Temi di grande delicatezza come quelli della politica estera in una situazione globale che presenta rischi di guerra, della politica economica, dei temi istituzionali dalla legge elettorale fino – addirittura – alla riforma della Costituzione Repubblicana se pensiamo a come è stato affrontato dal partito di maggioranza relativa il referendum dello scorso del 4 Dicembre.
Tutti punti generalmente affrontati nella dimensione puramente propagandistica di cui si è detto, intorno ai quali si sono realizzate operazioni politico culturali, dispensando patenti di credibilità, affidabilità, coerenza, ecc, ecc: senza che chi fungeva da “dispensatore” fosse provvisto di un qualsiasi titolo effettivo, ma investito soltanto da questa “aura” massmediatica.
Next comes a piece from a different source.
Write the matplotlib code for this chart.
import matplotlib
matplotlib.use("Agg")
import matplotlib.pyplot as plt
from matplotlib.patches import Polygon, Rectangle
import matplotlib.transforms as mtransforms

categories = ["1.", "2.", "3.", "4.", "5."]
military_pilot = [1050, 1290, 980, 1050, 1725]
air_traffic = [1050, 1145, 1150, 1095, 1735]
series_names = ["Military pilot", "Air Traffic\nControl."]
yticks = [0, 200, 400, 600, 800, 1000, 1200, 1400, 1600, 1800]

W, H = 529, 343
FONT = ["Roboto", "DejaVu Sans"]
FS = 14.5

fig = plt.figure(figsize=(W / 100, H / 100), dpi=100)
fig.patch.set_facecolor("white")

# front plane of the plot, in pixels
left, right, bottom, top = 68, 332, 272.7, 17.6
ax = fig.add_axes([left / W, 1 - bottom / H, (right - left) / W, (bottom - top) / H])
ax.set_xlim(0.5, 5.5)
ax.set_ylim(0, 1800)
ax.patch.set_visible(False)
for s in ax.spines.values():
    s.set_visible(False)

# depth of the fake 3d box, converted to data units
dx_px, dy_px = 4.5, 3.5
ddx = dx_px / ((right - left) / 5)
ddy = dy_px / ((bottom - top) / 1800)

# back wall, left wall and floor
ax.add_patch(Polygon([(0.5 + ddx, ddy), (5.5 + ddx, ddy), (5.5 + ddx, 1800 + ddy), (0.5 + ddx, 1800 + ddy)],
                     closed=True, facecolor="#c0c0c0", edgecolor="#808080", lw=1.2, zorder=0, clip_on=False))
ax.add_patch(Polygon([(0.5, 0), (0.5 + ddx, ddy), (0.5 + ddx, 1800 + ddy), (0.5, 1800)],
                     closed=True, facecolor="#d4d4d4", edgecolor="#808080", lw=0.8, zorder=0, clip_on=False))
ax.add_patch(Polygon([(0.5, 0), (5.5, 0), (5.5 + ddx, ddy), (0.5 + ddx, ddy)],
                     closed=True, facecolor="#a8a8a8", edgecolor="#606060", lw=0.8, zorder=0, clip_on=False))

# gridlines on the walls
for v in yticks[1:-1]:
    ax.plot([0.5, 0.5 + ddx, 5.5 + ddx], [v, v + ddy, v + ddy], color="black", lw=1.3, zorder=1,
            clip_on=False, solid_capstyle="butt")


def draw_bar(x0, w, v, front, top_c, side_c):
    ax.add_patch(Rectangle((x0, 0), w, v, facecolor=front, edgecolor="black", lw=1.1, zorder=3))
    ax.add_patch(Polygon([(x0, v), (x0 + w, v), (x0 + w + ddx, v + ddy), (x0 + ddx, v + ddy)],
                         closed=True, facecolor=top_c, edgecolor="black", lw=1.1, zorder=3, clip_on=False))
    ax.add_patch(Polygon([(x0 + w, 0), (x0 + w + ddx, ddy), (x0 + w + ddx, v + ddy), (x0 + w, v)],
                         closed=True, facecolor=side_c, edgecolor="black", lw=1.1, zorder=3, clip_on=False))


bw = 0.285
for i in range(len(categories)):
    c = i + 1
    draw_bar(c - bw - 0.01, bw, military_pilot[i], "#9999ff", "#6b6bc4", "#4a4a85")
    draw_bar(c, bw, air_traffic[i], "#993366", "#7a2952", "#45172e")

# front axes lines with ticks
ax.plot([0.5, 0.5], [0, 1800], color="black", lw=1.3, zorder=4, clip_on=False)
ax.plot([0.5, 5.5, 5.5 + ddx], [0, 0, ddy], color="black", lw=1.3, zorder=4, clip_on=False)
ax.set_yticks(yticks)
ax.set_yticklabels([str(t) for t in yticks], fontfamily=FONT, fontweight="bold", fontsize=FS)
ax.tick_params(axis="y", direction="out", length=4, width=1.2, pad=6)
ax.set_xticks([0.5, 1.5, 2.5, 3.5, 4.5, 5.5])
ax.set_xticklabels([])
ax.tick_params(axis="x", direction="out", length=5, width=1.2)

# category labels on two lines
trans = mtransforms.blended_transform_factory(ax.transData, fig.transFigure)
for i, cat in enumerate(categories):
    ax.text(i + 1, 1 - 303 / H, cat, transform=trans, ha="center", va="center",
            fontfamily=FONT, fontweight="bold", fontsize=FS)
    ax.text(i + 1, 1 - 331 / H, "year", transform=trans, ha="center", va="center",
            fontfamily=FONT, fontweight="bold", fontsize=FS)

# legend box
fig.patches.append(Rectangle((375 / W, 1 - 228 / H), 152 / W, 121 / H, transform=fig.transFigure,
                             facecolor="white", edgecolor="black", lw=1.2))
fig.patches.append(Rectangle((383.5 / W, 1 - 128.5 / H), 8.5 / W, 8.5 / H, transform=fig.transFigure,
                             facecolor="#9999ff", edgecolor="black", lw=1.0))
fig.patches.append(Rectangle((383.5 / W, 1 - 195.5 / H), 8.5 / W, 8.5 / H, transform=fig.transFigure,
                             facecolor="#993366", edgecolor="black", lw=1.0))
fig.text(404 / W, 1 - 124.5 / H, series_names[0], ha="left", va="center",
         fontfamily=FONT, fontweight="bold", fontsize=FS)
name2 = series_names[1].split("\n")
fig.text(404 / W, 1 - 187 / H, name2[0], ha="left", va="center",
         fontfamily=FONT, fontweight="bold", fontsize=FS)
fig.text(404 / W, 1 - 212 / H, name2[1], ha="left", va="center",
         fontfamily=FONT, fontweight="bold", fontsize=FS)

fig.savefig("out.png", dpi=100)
Il rapporto con la realtà sociale, in questi casi, è stato del tutto secondario (o assunto, ancora una volta, in via del tutto strumentale, come è stato nel caso dei grandi movimenti che hanno scosso la vita quotidiana in alcune parti del Paese).
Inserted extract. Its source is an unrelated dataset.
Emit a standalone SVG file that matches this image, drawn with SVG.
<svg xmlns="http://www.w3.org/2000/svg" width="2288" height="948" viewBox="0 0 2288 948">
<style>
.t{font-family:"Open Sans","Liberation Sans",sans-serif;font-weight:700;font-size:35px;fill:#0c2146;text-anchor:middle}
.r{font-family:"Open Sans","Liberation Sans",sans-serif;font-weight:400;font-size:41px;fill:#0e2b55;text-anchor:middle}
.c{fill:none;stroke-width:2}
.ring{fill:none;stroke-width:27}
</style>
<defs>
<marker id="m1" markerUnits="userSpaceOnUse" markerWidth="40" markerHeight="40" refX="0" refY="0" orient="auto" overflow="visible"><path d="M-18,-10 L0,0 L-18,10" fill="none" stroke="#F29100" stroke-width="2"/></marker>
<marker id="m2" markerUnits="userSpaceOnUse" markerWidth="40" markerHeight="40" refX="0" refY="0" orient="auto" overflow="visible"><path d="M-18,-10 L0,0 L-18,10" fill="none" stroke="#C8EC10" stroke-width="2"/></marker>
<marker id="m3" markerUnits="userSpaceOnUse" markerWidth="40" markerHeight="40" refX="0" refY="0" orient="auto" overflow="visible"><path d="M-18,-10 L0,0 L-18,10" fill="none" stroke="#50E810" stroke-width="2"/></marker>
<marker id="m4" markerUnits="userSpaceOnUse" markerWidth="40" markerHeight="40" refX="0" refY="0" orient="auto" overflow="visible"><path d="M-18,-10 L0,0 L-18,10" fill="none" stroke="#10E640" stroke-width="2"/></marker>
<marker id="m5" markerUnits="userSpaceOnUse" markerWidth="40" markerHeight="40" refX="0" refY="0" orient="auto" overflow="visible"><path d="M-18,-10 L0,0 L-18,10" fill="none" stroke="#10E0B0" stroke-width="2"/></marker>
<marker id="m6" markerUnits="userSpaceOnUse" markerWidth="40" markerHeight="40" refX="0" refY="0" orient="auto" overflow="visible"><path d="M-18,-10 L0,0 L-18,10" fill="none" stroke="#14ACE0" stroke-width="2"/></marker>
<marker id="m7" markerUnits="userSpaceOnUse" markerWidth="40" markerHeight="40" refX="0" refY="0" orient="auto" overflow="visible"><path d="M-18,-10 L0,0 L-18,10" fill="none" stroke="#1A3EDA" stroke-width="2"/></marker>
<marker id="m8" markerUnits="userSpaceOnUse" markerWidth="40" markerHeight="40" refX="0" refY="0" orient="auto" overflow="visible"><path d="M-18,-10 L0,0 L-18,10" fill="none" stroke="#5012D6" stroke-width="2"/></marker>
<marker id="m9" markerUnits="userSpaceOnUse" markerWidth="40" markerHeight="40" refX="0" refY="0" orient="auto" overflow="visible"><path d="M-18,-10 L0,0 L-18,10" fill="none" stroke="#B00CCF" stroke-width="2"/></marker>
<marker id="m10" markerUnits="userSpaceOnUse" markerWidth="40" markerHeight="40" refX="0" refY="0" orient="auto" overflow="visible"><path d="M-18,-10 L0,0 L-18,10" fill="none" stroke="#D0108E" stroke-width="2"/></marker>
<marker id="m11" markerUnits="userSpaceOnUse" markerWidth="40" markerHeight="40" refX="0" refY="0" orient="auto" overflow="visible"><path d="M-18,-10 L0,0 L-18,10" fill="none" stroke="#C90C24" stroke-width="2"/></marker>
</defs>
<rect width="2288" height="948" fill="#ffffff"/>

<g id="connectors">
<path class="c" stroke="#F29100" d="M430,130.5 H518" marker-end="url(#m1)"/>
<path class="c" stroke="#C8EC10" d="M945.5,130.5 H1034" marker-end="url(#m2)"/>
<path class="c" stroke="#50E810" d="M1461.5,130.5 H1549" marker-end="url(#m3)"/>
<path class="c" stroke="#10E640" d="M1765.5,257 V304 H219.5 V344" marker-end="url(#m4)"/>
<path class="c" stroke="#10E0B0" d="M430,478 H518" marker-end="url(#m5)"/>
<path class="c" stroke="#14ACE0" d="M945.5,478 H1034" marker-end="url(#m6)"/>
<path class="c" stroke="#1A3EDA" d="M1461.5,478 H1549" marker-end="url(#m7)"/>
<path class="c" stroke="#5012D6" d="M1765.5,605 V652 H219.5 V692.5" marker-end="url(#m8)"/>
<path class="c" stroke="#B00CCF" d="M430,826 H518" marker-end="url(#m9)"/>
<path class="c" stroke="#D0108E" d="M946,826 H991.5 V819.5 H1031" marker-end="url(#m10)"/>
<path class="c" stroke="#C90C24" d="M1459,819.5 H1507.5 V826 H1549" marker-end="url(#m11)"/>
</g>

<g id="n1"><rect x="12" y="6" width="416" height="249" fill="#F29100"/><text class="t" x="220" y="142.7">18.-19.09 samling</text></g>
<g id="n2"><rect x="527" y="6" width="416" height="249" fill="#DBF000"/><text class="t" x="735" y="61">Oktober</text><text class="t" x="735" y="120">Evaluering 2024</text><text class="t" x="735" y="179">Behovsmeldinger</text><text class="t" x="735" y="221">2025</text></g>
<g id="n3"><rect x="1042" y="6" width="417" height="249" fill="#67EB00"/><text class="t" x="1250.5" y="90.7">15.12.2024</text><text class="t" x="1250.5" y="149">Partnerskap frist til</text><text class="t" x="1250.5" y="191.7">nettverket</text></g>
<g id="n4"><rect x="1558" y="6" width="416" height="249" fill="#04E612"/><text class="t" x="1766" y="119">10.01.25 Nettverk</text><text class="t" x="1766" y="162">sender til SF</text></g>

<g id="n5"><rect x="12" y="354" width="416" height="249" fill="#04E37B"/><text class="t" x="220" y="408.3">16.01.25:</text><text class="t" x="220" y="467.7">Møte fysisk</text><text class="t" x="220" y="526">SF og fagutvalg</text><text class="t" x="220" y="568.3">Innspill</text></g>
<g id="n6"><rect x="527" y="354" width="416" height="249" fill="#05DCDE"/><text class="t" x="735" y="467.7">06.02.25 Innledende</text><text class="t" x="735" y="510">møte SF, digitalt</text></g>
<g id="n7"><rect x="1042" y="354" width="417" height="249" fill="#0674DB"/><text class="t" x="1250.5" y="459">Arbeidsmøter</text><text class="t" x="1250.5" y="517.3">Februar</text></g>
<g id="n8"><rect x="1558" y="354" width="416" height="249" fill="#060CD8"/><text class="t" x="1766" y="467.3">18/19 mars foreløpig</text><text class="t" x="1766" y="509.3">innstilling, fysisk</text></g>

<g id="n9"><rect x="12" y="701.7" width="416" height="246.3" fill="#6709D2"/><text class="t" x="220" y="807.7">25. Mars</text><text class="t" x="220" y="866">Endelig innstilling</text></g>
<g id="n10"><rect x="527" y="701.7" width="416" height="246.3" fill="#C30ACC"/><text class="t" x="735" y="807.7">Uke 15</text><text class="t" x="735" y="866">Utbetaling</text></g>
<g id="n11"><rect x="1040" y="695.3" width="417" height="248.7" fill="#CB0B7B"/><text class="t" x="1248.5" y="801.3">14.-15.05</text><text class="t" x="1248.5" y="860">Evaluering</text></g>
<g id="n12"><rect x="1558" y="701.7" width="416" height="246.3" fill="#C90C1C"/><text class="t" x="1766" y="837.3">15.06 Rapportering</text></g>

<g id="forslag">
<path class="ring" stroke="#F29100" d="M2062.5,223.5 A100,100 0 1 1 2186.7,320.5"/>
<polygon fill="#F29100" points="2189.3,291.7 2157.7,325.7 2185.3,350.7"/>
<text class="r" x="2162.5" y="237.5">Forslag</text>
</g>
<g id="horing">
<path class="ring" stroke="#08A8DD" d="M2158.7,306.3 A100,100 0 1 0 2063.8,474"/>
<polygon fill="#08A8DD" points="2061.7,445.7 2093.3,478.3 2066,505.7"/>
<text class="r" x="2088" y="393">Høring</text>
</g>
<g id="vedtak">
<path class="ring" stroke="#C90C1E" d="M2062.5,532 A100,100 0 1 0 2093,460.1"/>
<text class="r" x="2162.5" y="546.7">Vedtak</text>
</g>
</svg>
Insomma: la relazione tra cultura, politica, uso della comunicazione di massa, appare ormai trasformata in un gigantesco frullatore, dove tutto è ridotto in una dimensione del tutto irriconoscibile rispetto alle posizioni di partenza, omologato e indistinguibile.
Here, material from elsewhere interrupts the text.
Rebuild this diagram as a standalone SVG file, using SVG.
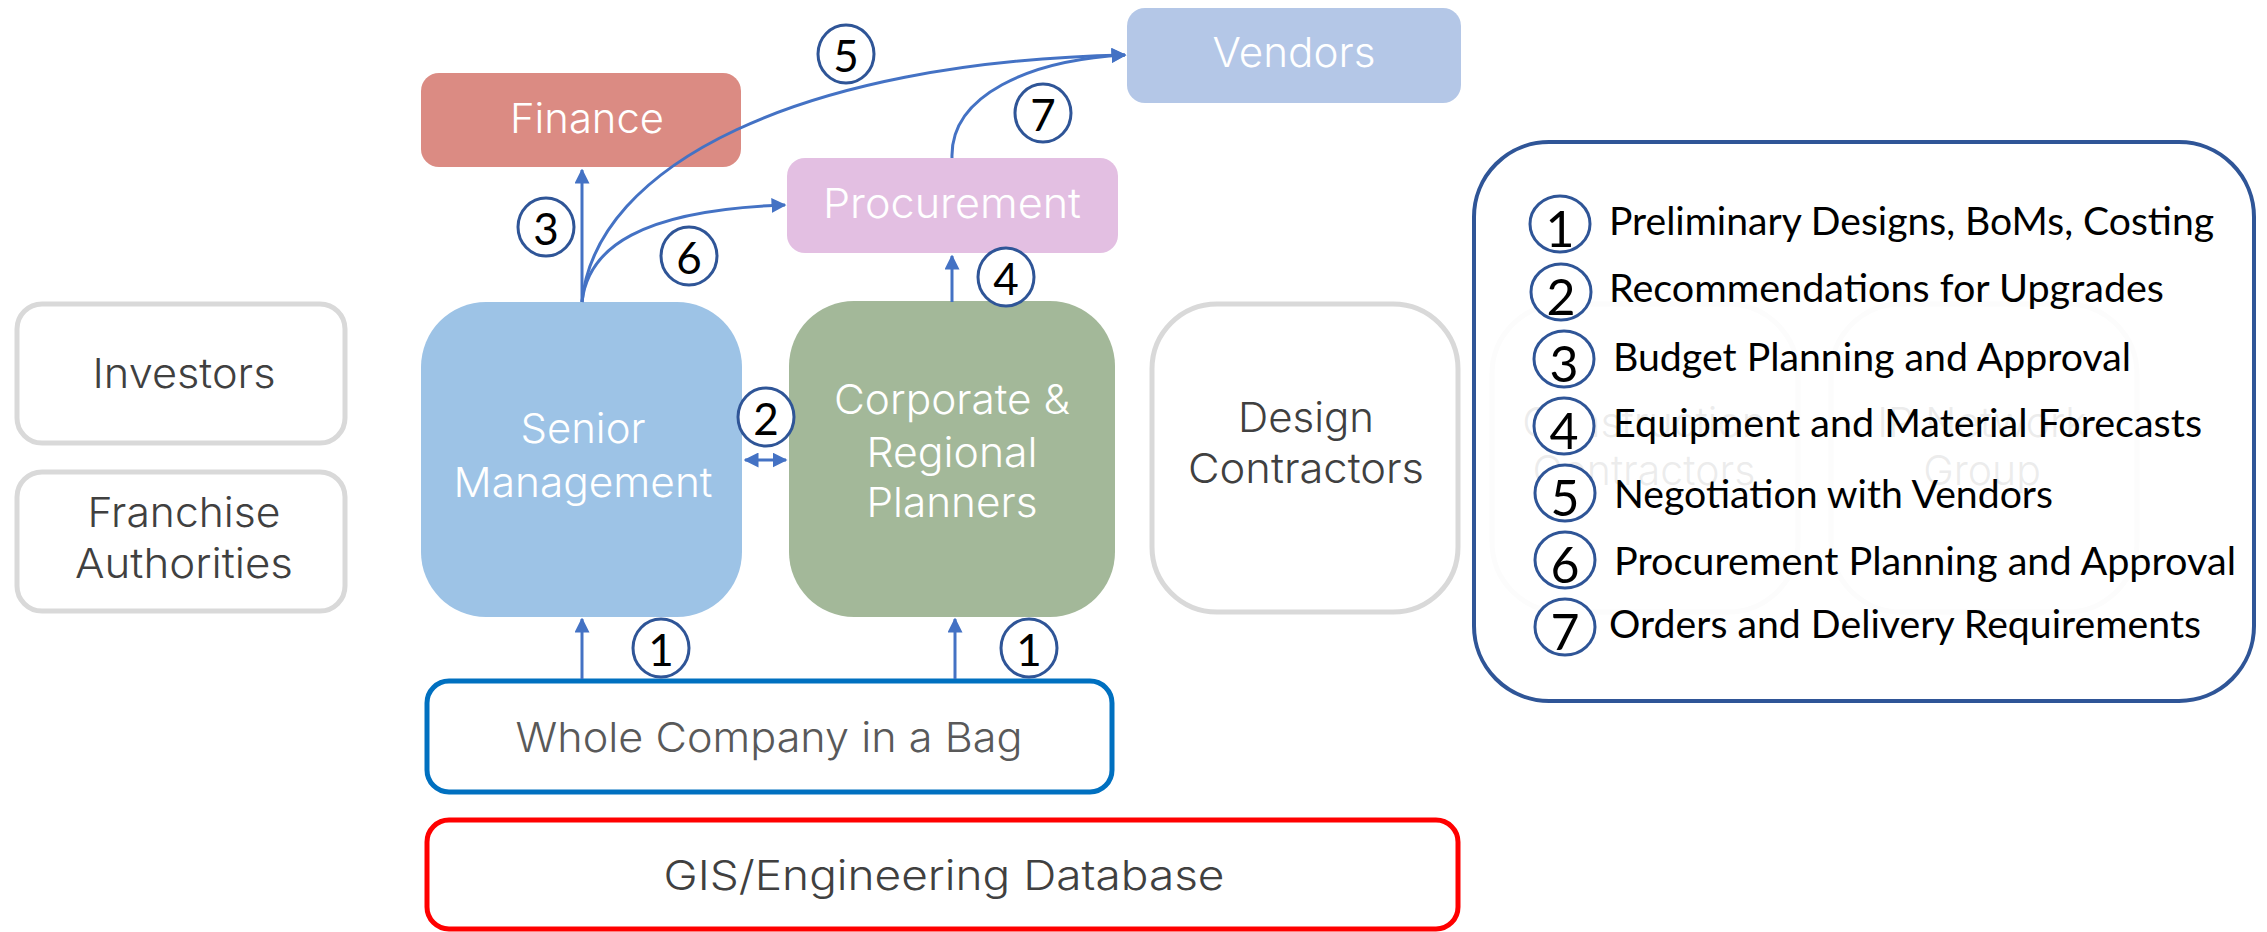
<svg xmlns="http://www.w3.org/2000/svg" width="2267" height="932" viewBox="0 0 2267 932">
  <defs>
    <marker id="arrow" viewBox="0 0 10 10" refX="9" refY="5" markerWidth="5" markerHeight="5" orient="auto-start-reverse" markerUnits="strokeWidth">
      <path d="M0,0 L10,5 L0,10 z" fill="#4472C4"/>
    </marker>
    <style>
      .lbl { font-family: Inter, "Liberation Sans", sans-serif; font-weight: 300; font-size: 41px; text-anchor: middle; }
      .light { fill: #ffffff; }
      .dark { fill: #404040; }
      .ghost { fill: #ececec; }
      .outline { fill: #ffffff; stroke: #d9d9d9; stroke-width: 5; }
      .ghostbox { fill: none; stroke: #d9d9d9; stroke-width: 5; }
      .num { font-family: Lato, "Liberation Sans", sans-serif; font-size: 44px; fill: #000000; text-anchor: middle; }
      .lnum { font-family: Lato, "Liberation Sans", sans-serif; font-size: 50px; fill: #000000; text-anchor: middle; }
      .badge { fill: #ffffff; stroke: #2F5597; stroke-width: 3; }
      .item { font-family: Lato, "Liberation Sans", sans-serif; font-size: 38px; fill: #000000; }
      .conn { fill: none; stroke: #4472C4; stroke-width: 3; }
    </style>
  </defs>

  <!-- stakeholder boxes behind the legend -->
  <g id="construction-contractors">
    <rect class="ghostbox" x="1492" y="304" width="306" height="308" rx="70"/>
    <text class="lbl dark" x="1644" y="437">Construction</text>
    <text class="lbl dark" x="1644" y="485">Contractors</text>
  </g>
  <g id="ip-network-group">
    <rect class="ghostbox" x="1831" y="304" width="306" height="308" rx="70"/>
    <text class="lbl dark" x="1982" y="437">IP Network</text>
    <text class="lbl dark" x="1982" y="485">Group</text>
  </g>

  <!-- legend -->
  <g id="legend">
    <rect x="1474" y="142" width="780" height="559" rx="75" fill="#ffffff" fill-opacity="0.9" stroke="#2F5597" stroke-width="4"/>
    <g>
      <ellipse class="badge" cx="1560" cy="224" rx="30" ry="28"/>
      <text class="lnum" x="1560" y="247">1</text>
      <text class="item" x="1609" y="235" textLength="605" lengthAdjust="spacingAndGlyphs">Preliminary Designs, BoMs, Costing</text>
    </g>
    <g>
      <ellipse class="badge" cx="1561" cy="292" rx="30" ry="28"/>
      <text class="lnum" x="1561" y="315">2</text>
      <text class="item" x="1609" y="302" textLength="555" lengthAdjust="spacingAndGlyphs">Recommendations for Upgrades</text>
    </g>
    <g>
      <ellipse class="badge" cx="1564" cy="359" rx="30" ry="28"/>
      <text class="lnum" x="1564" y="382">3</text>
      <text class="item" x="1613" y="371" textLength="518" lengthAdjust="spacingAndGlyphs">Budget Planning and Approval</text>
    </g>
    <g>
      <ellipse class="badge" cx="1564" cy="426" rx="30" ry="28"/>
      <text class="lnum" x="1564" y="449">4</text>
      <text class="item" x="1613" y="437" textLength="589" lengthAdjust="spacingAndGlyphs">Equipment and Material Forecasts</text>
    </g>
    <g>
      <ellipse class="badge" cx="1565" cy="493" rx="30" ry="28"/>
      <text class="lnum" x="1565" y="516">5</text>
      <text class="item" x="1614" y="508" textLength="439" lengthAdjust="spacingAndGlyphs">Negotiation with Vendors</text>
    </g>
    <g>
      <ellipse class="badge" cx="1565" cy="560" rx="30" ry="28"/>
      <text class="lnum" x="1565" y="583">6</text>
      <text class="item" x="1614" y="575" textLength="622" lengthAdjust="spacingAndGlyphs">Procurement Planning and Approval</text>
    </g>
    <g>
      <ellipse class="badge" cx="1565" cy="627" rx="30" ry="28"/>
      <text class="lnum" x="1565" y="650">7</text>
      <text class="item" x="1609" y="638" textLength="592" lengthAdjust="spacingAndGlyphs">Orders and Delivery Requirements</text>
    </g>
  </g>

  <!-- nodes -->
  <g id="investors">
    <rect class="outline" x="17" y="304" width="328" height="139" rx="25"/>
    <text class="lbl dark" x="184" y="388" textLength="183" lengthAdjust="spacingAndGlyphs">Investors</text>
  </g>
  <g id="franchise-authorities">
    <rect class="outline" x="17" y="472" width="328" height="139" rx="25"/>
    <text class="lbl dark" x="184" y="527" textLength="193" lengthAdjust="spacingAndGlyphs">Franchise</text>
    <text class="lbl dark" x="184" y="578" textLength="218" lengthAdjust="spacingAndGlyphs">Authorities</text>
  </g>
  <g id="senior-management">
    <rect x="421" y="302" width="321" height="315" rx="65" fill="#9DC3E6"/>
    <text class="lbl light" x="583" y="443" textLength="125" lengthAdjust="spacingAndGlyphs">Senior</text>
    <text class="lbl light" x="583" y="497" textLength="259" lengthAdjust="spacingAndGlyphs">Management</text>
  </g>
  <g id="corporate-regional-planners">
    <rect x="789" y="301" width="326" height="316" rx="65" fill="#A3B899"/>
    <text class="lbl light" x="952" y="414" textLength="236" lengthAdjust="spacingAndGlyphs">Corporate &amp;</text>
    <text class="lbl light" x="952" y="467" textLength="171" lengthAdjust="spacingAndGlyphs">Regional</text>
    <text class="lbl light" x="952" y="517" textLength="171" lengthAdjust="spacingAndGlyphs">Planners</text>
  </g>
  <g id="design-contractors">
    <rect class="outline" x="1152" y="304" width="306" height="308" rx="65"/>
    <text class="lbl dark" x="1306" y="432" textLength="136" lengthAdjust="spacingAndGlyphs">Design</text>
    <text class="lbl dark" x="1306" y="483" textLength="236" lengthAdjust="spacingAndGlyphs">Contractors</text>
  </g>
  <g id="finance">
    <rect x="421" y="73" width="320" height="94" rx="18" fill="#DB8B83"/>
    <text class="lbl light" x="587" y="133" textLength="154" lengthAdjust="spacingAndGlyphs">Finance</text>
  </g>
  <g id="procurement">
    <rect x="787" y="158" width="331" height="95" rx="18" fill="#E3BFE2"/>
    <text class="lbl light" x="952" y="218" textLength="258" lengthAdjust="spacingAndGlyphs">Procurement</text>
  </g>
  <g id="vendors">
    <rect x="1127" y="8" width="334" height="95" rx="18" fill="#B4C7E7"/>
    <text class="lbl light" x="1294" y="67" textLength="163" lengthAdjust="spacingAndGlyphs">Vendors</text>
  </g>
  <g id="whole-company-in-a-bag">
    <rect x="427" y="681" width="685" height="111" rx="22" fill="#ffffff" stroke="#0070C0" stroke-width="5"/>
    <text class="lbl" x="769" y="752" fill="#595959" textLength="507" lengthAdjust="spacingAndGlyphs">Whole Company in a Bag</text>
  </g>
  <g id="gis-engineering-database">
    <rect x="427" y="820" width="1031" height="109" rx="22" fill="#ffffff" stroke="#FF0000" stroke-width="5"/>
    <text class="lbl" x="944" y="890" fill="#404040" textLength="561" lengthAdjust="spacingAndGlyphs">GIS/Engineering Database</text>
  </g>

  <!-- connectors -->
  <g id="connectors">
    <path class="conn" d="M582,679 L582,619" marker-end="url(#arrow)"/>
    <path class="conn" d="M955,679 L955,619" marker-end="url(#arrow)"/>
    <path class="conn" d="M745,460 L786,460" marker-start="url(#arrow)" marker-end="url(#arrow)"/>
    <path class="conn" d="M582,302 L582,170" marker-end="url(#arrow)"/>
    <path class="conn" d="M952,302 L952,256" marker-end="url(#arrow)"/>
    <path class="conn" d="M582,302 C595,165 800,62 1125,55" marker-end="url(#arrow)"/>
    <path class="conn" d="M582,302 C588,248 640,210 785,205" marker-end="url(#arrow)"/>
    <path class="conn" d="M952,158 C950,95 1030,60 1125,55" marker-end="url(#arrow)"/>
  </g>

  <!-- step badges on the connectors -->
  <g id="badges">
    <ellipse class="badge" cx="846" cy="54" rx="28" ry="29"/>
    <text class="num" x="846" y="72">5</text>
    <ellipse class="badge" cx="1043" cy="113" rx="28" ry="29"/>
    <text class="num" x="1043" y="131">7</text>
    <ellipse class="badge" cx="546" cy="227" rx="28" ry="29"/>
    <text class="num" x="546" y="245">3</text>
    <ellipse class="badge" cx="689" cy="256" rx="28" ry="29"/>
    <text class="num" x="689" y="274">6</text>
    <ellipse class="badge" cx="1006" cy="277" rx="28" ry="29"/>
    <text class="num" x="1006" y="295">4</text>
    <ellipse class="badge" cx="766" cy="417" rx="28" ry="29"/>
    <text class="num" x="766" y="435">2</text>
    <ellipse class="badge" cx="661" cy="648" rx="28" ry="29"/>
    <text class="num" x="661" y="666">1</text>
    <ellipse class="badge" cx="1029" cy="648" rx="28" ry="29"/>
    <text class="num" x="1029" y="666">1</text>
  </g>
</svg>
Un vero e proprio “sonno della ragione” collettivo, nel corso del quale appaiono sparite le idee “forti” della battaglia e della rappresentanza politica, ormai, di fatto, comprese, esaustivamente, nella logica della personalizzazione avulsa da qualsiasi possibilità di espressione, per una possibile proposta politica collettiva.
I fenomeni appena descritti sembrano proprio ormai dilaganti e rappresentano l'assunzione, senza principi, di una modernità intesa soltanto come punto di esaltazione della competitività individualistica, della sopraffazione sull'altro, dell'egoismo corporativo.
Non vale più combattere la battaglia delle idee; non emerge più il ruolo della soggettività politica capace di intendere e storicizzare i fenomeni sociali.
Se vogliamo usare, come dobbiamo usare, l'antica terminologia possiamo ben dire che, in questo modo, quella che un tempo avremmo definito tranquillamente “ destra” ha allargato enormemente la propria sfera d'influenza comprendendo l’insieme dei soggetti artatamente definiti come componenti della “tripolarizzazione” del sistema politico italiano ma in realtà componenti di un vero e proprio “cartel party”.
Ho espresso una visione eccessivamente pessimistica?
Forse.
La vicenda italiana, infatti, si inquadra all’interno di una davvero drammatica situazione generale, nella fase di inversione di tendenza circa la “faciloneria” con la quale è stata affrontata la fase descritta erroneamente come “globalizzazione”.
In realtà stiamo assistendo pressoché inerti (salvo alcune piccole punte di insorgenza purtroppo spesso contrassegnate da una logica NIMBY) alla tragica conclusione di un’intera fase storica che sta precipitando nell’idea di un governo automatico della tecnica dal quale potrebbero generare guerre di una distruttività mai vista e regimi dei quali neppure la fantasia di Orwell avrebbe potuto sospettare la possibilità d’esistenza.
Eppure le “verità sociali” (la sintesi più efficace mai sentita, quella usata da Pietro Gori in “Addio Lugano Bella”) rimangono eterne e incontrovertibili e da esse scaturiscono tutte le contraddizioni della modernità che ci rifiutiamo di affrontare nascondendoci dietro al fallimento dell’inveramento statuale delle rivoluzioni avvenute (più tragico quelle cinese addirittura di quello sovietico) e del relativo crollo del riformismo keynesiano del “new deal” e del “welfare state”.
Ripartiamo allora dalla constatazione ovvia del trovarci in una situazione storica più arretrata addirittura di quella analizzata nella “Critica al Programma di Gotha” e a quella determinatasi con la rottura della Prima Internazionale.
Consapevolezza dell’arretramento storico, considerazione dell’insuperabilità delle contraddizioni e dell’impossibilità di un riordino per via “tecnica”, visione del futuro per una nuova democrazia dell’uguaglianza: tre punti per ripartire.